The growing Chinese Canadian family of Lee Mong Kow and Seto Chan Ann
- ca. 1903, 1910, 1911
- see below
- photographic prints
- The Lee family, about 1903, BCA A-02348
- The Lee family, about 1903, BCA D-05833
- The family in 1911, BCA F-08202
- The Lee family in the 1910s, BCA D-06983
This collection of the Lee family photos shows the growth of this Chinese Canadian family in the first two decades of the twentieth century. Because of early immigration patterns, starting with the Gold Rush in 1858, and discriminatory acts against the Chinese, Chinese Canadian communities remained largely male until the 1970s. Those who managed to establish families grew to become the largest Canadian-born Chinese community, many of whom had close ties to Victoria’s and Vancouver’s Chinatowns at the turn of the twentieth century. The Lee family was part of the community.

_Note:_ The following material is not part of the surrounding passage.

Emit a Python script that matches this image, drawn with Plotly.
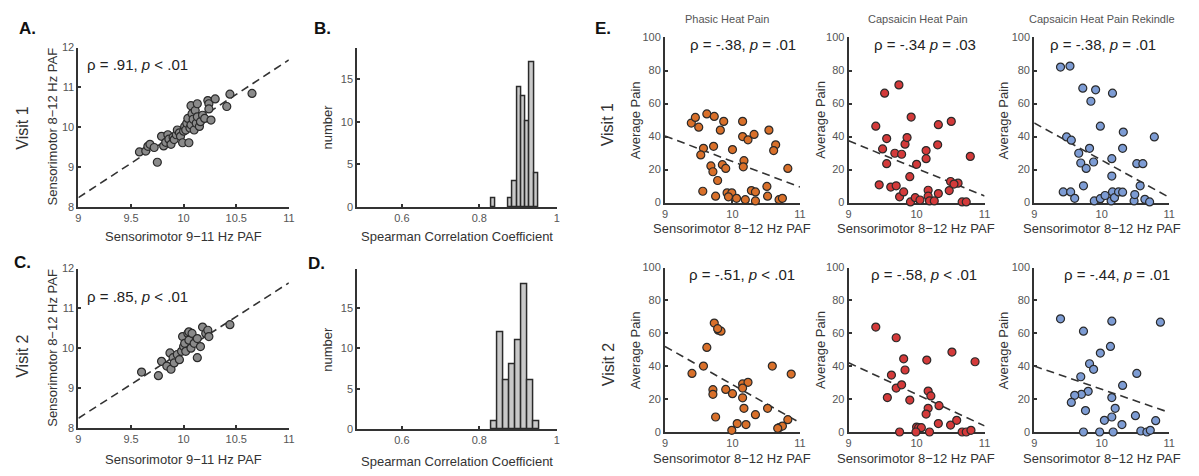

Lee Mong Kow was an immigrant from Hong Kong, and Seto Chang Ann was born in Canada of Chinese Canadian parents. Lee worked as the chief interpreter for the Chinese immigration services of the Department of Customs from 1889 to 1920. Lee Mong Kow helped founded Le Gun YiShu, a free Chinese school in Victoria’s Chinatown in the 1890s. It became the Victoria Chinese Public School in 1899, and Lee Mong Kow served as its first principal. Seto Chang Ann played many active roles in this school, and it became the first Chinese school in North America to hire female teachers.
Their family prospered, and today their numerous descendants live in many different countries.